Apanha a Frequência: o último grito

Costuras imperfeitas.

Por Paulo Pascoal

A primeira vez que ouvi a expressão “último grito” foi da boca da minha mãe. Trouxe-me de Portugal um par de botas de camurça castanha, com um mini-salto de madeira. Eram um pedido meu, mas chegaram fora de tempo: a moda já tinha virado a página. Para me convencer, ela sorria e dizia que eram o último grito. Esqueceu-se, no entanto, de atualizar o meu número de calçado, e as botas mordiam-me os dedos como se quisessem lembrar-me que crescer é também um exercício de dor. Entre o constrangimento e o júbilo de receber o presente, calei a insatisfação e agradeci em silêncio, fingindo caber naquela promessa de estilo.

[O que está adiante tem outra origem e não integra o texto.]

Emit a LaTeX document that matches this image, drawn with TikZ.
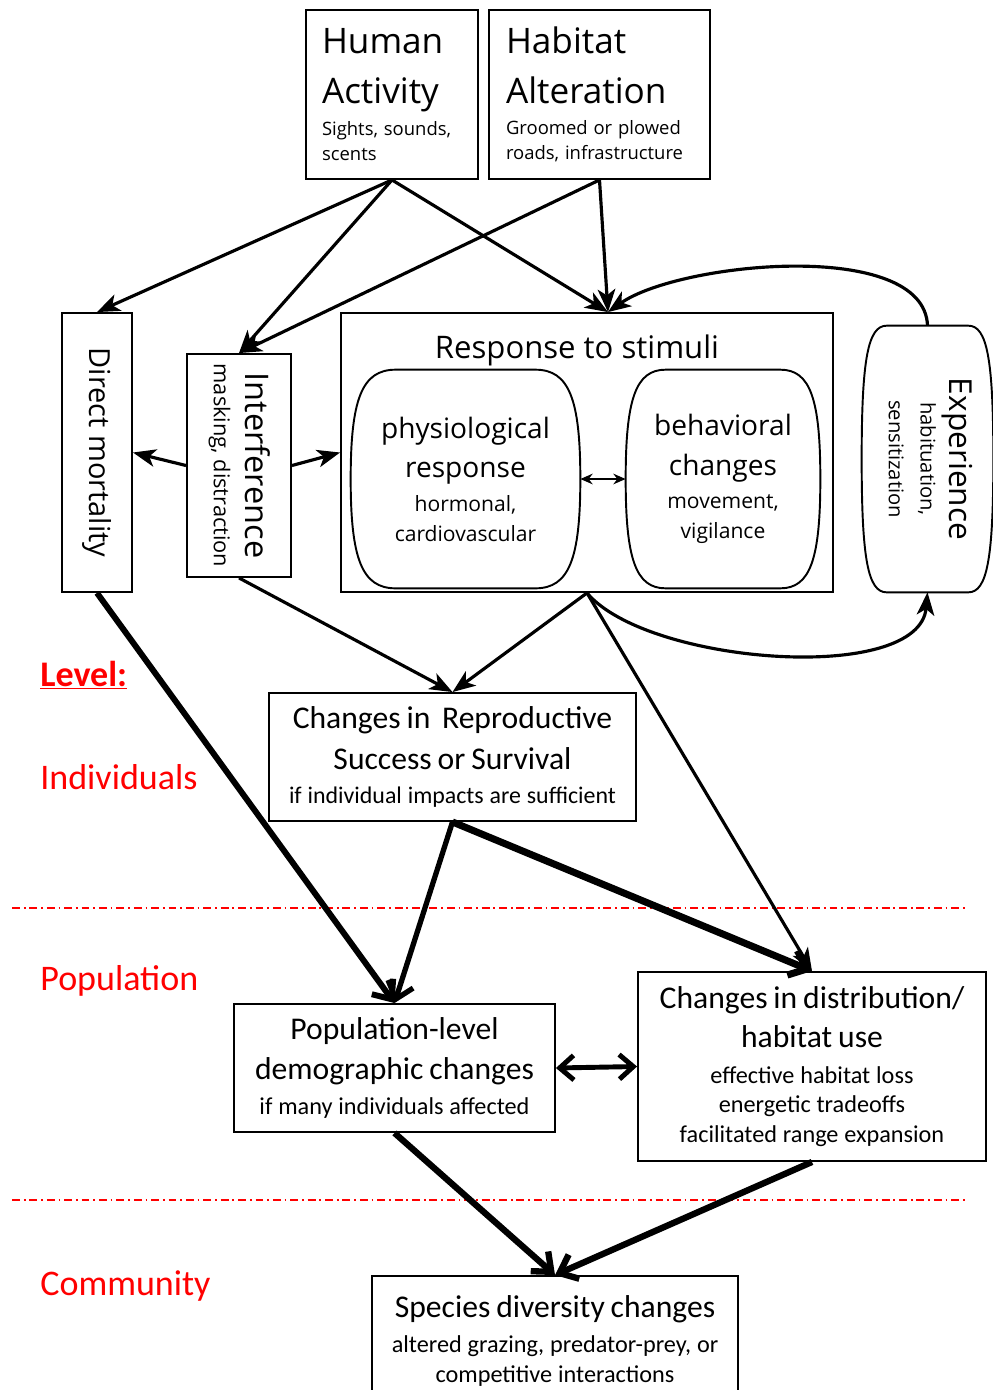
\documentclass[tikz,border=0pt]{standalone}
\usepackage{fontspec}
\setmainfont{Carlito}
\newfontfamily\upperfont{Open Sans}
\usetikzlibrary{arrows.meta}

\newcommand{\fsz}[2]{\fontsize{#1}{#2}\selectfont}
% rotated multi-line text
\newcommand{\vtext}[1]{\rotatebox{-90}{\begin{tabular}{@{}c@{}}#1\end{tabular}}}
% barrel outline around a node: node, corner inset, side control
\newcommand{\drawbarrel}[3]{%
  \draw[line width=1.1pt] ([xshift=#2]#1.north west) -- ([xshift=-#2]#1.north east)
    .. controls ([xshift=-0.25*#2]#1.north east) and ([yshift=#3]#1.east) .. (#1.east)
    .. controls ([yshift=-#3]#1.east) and ([xshift=-0.25*#2]#1.south east) .. ([xshift=-#2]#1.south east)
    -- ([xshift=#2]#1.south west)
    .. controls ([xshift=0.25*#2]#1.south west) and ([yshift=-#3]#1.west) .. (#1.west)
    .. controls ([yshift=#3]#1.west) and ([xshift=0.25*#2]#1.north west) .. cycle;}

\begin{document}
\begin{tikzpicture}[
        x=0.02cm, y=-0.02cm,
        box/.style={rectangle, draw, line width=1.1pt, inner sep=0pt},
        srcbox/.style={box, align=left, font=\upperfont},
        upperbox/.style={box, align=center, font=\upperfont},
        lowerbox/.style={box, align=center},
        barrel/.style={rectangle, inner sep=0pt, align=center, font=\upperfont},
        level/.style={anchor=base west, inner sep=0pt, text=red, font=\fsz{20.5}{24}},
        arrow/.style={-{Stealth[length=13pt, width=10pt, inset=3.5pt]}, line width=1.8pt},
        bigarrow/.style={-{Straight Barb[length=9pt, width=15pt]}, line width=3.6pt},
        divider/.style={red, line width=0.9pt, dash pattern=on 4.5pt off 2.2pt on 1pt off 2.2pt}
    ]
    \useasboundingbox (0,0) rectangle (992,1390);

    % Sources
    \node[srcbox, text width=2.8cm, minimum width=3.44cm, minimum height=3.38cm] (human) at (392,94.5)
        {{\fsz{20}{28.5}Human\\Activity\par}\vskip3.5pt{\fsz{10.5}{14.2}Sights, sounds,\\scents\par}};
    \node[srcbox, text width=3.74cm, minimum width=4.42cm, minimum height=3.38cm] (habit) at (599.5,94.5)
        {{\fsz{20}{28.5}Habitat\\Alteration\par}\vskip3.5pt{\fsz{10.5}{14.2}Groomed or plowed\\roads, infrastructure\par}};

    % Immediate effects
    \node[upperbox, minimum width=1.4cm, minimum height=5.58cm] (mort) at (97,452.5)
        {\rotatebox{-90}{\fsz{16.5}{20}Direct mortality}};
    \node[upperbox, minimum width=2.08cm, minimum height=4.46cm] (interf) at (239,465.5)
        {\vtext{\fsz{18.5}{22}Interference\\[5pt]\fsz{12.4}{15}masking, distraction}};
    \node[upperbox, minimum width=9.84cm, minimum height=5.58cm] (resp) at (587,452.5) {};
    \node[anchor=base, font=\upperfont\fsz{17.7}{22}] (respttl) at (577,358) {Response to stimuli};

    \node[barrel, text width=4.4cm, minimum width=4.58cm, minimum height=4.36cm] (physio) at (465.5,479)
        {{\fsz{16}{22.7}physiological\\response\par}\vskip2pt{\fsz{12}{17}hormonal,\\cardiovascular\par}};
    \node[barrel, text width=3.7cm, minimum width=3.88cm, minimum height=4.36cm] (behav) at (723,479)
        {{\fsz{16}{22.7}behavioral\\changes\par}\vskip2pt{\fsz{12}{17}movement,\\vigilance\par}};
    \node[barrel, minimum width=2.62cm, minimum height=5.32cm] (exper) at (927.5,459)
        {\vtext{\fsz{18}{22}Experience\\[4pt]\fsz{11.5}{15}habituation,\\[6pt]\fsz{11.5}{15}sensitization}};
    \drawbarrel{physio}{0.9cm}{1.6cm}
    \drawbarrel{behav}{0.8cm}{1.6cm}
    \drawbarrel{exper}{0.5cm}{2cm}

    % Level labels
    \node[level] (lvl) at (40,686) {\textbf{\underline{Level:}}};
    \node[level] (indiv) at (40,789) {Individuals};
    \node[level] (popl) at (40,990) {Population};
    \node[level] (comm) at (40,1295) {Community};
    \draw[divider] (12,908) -- (968,908);
    \draw[divider] (12,1200) -- (968,1200);

    % Consequences
    \node[lowerbox, text width=7.1cm, minimum width=7.34cm, minimum height=2.56cm] (repro) at (452.5,757)
        {{\fsz{18}{23.2}Changes in\ \ Reproductive\\Success or Survival\par}{\fsz{13.6}{19.3}if individual impacts are sufficient\par}};
    \node[lowerbox, text width=6.2cm, minimum width=6.42cm, minimum height=2.56cm] (poplev) at (394.5,1068)
        {{\fsz{18}{22.7}Population-level\\demographic changes\par}{\fsz{13.8}{19.8}if many individuals affected\par}};
    \node[lowerbox, text width=6.7cm, minimum width=6.96cm, minimum height=3.78cm] (distr) at (812,1066.5)
        {{\fsz{18}{22.7}Changes in distribution/\\habitat use\par}\vskip3pt{\fsz{13.8}{17}effective habitat loss\\energetic tradeoffs\\facilitated range expansion\par}};
    \node[lowerbox, text width=7.1cm, minimum width=7.32cm, minimum height=2.6cm] (species) at (555,1341)
        {{\fsz{18}{22.7}Species diversity changes\par}\vskip3pt{\fsz{13.8}{17}altered grazing, predator-prey, or\\competitive interactions\par}};

    % Stimuli to responses
    \draw[arrow] (human.south) -- (mort.north);
    \draw[arrow] (human.south) -- (interf.north);
    \draw[arrow] (human.south) -- ([xshift=0.42cm]resp.north);
    \draw[arrow] (habit.south) -- (interf.north);
    \draw[arrow] (habit.south) -- ([xshift=0.42cm]resp.north);
    \draw[arrow] (exper.north) to[out=92, in=35, looseness=0.7] ([xshift=0.42cm]resp.north);
    \draw[arrow] (interf.west) -- (mort.east);
    \draw[arrow] (interf.east) -- (resp.west);
    \draw[{Stealth[length=7pt, width=6pt]}-{Stealth[length=7pt, width=6pt]}, line width=1.3pt] (physio.east) -- (behav.west);
    \draw[arrow] (resp.south) to[out=-50, in=-95, looseness=0.7] (exper.south);

    % Responses to consequences
    \draw[arrow] (interf.south) -- (repro.north);
    \draw[arrow] (resp.south) -- (repro.north);
    \draw[arrow] (resp.south) -- (distr.north);
    \draw[bigarrow, line width=3.4pt] (mort.south) -- (poplev.north);
    \draw[bigarrow, line width=3pt] (repro.south) -- (poplev.north);
    \draw[bigarrow, line width=4pt] (repro.south) -- (distr.north);
    \draw[bigarrow, {Straight Barb[length=8pt, width=14pt]}-{Straight Barb[length=8pt, width=14pt]}, line width=2.8pt] (poplev.east) -- (distr.west);
    \draw[bigarrow] (poplev.south) -- (species.north);
    \draw[bigarrow] (distr.south) -- (species.north);
\end{tikzpicture}
\end{document}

Angola, início da última década do século XX. Eu, pré-adolescente, via o mundo a mudar depressa demais. O hip-hop chegava às nossas ruas como um trovão. As parabólicas abriam janelas para videoclipes americanos onde reinavam calças largas, blusões enormes, bonés invertidos e ténis reluzentes. Nada disso combinava com as minhas botas semi-afeminadas. Os rapazes ensaiavam os saltos dos Kris Kross, as raparigas imitavam as cascatas das TLC. Eu, habituada aos lagos e rios da infância, não resistia às cachoeiras do tempo. No dia seguinte, levei as botas apertadas para as seis horas de turno escolar. A dor subia pela planta dos pés como se cada passo me revelasse que crescer é andar sempre em sapatos que ainda não se ajustam à pele.

“Há dias em que não cabes na pele com que andas, parece comprada em segunda mão, um pouco curta nas mangas.”

Este verso de João Monge tornou-se senha secreta para reconhecer-me. Palavras são molduras invisíveis: definem-nos, contêm-nos, libertam-nos. Fazem-nos pertencer a uma linguagem antes de pertencer a um lugar. Talvez por isso, hoje, todas as manhãs depois da meditação e do café, eu me sente neste jardim a escrever. A escrita é o meu exercício de resgate, memória e cura. É nela que deposito os fantasmas que regressam, as alegrias que quero prolongar, as dores que não cabem em silêncio. Palavras são também casas: nelas aprendi a habitar-me e a reconhecer-me no olhar do outro.

E quem também anda a dar o último grito são as moscas que se passeiam pelo meu corpo. Irritantes e inquietas, cumprem com fervor o seu papel invisível no ecossistema. Pequenas, desprezadas, mas essenciais — lembram-me que até o mais incômodo carrega um propósito.

Os eclipses de setembro — o lunar no dia 7, o solar no dia 21 — trouxeram-me de novo a sensação de não caber em mim. Como se a pele fosse estreita demais, costurada às pressas. Mergulhei em profundidades cósmicas, procurando a maturidade de quem quer resolver-se, ou pelo menos aproximar-se disso. Percebi que o outro em nós desperta feridas antigas: inseguranças, ciúmes, acusações que nos denunciam. Somos todos frágeis diante do olhar do amor. Mas aprendi também que onde há amor, há sempre possibilidade. E quando é assim, nada acaba — apenas muda de forma.

Talvez o último grito não seja da moda, das moscas ou da dor nos pés. Talvez seja a nossa própria voz, a insistir que a vida não se veste de peças perfeitas, mas de costuras imperfeitas que nos obrigam a crescer. O último grito é, afinal, o da alma que pede espaço, mesmo quando a pele parece pequena demais — como aquelas botas castanhas da minha infância, ainda apertadas na memória, mas agora alargadas pela escrita.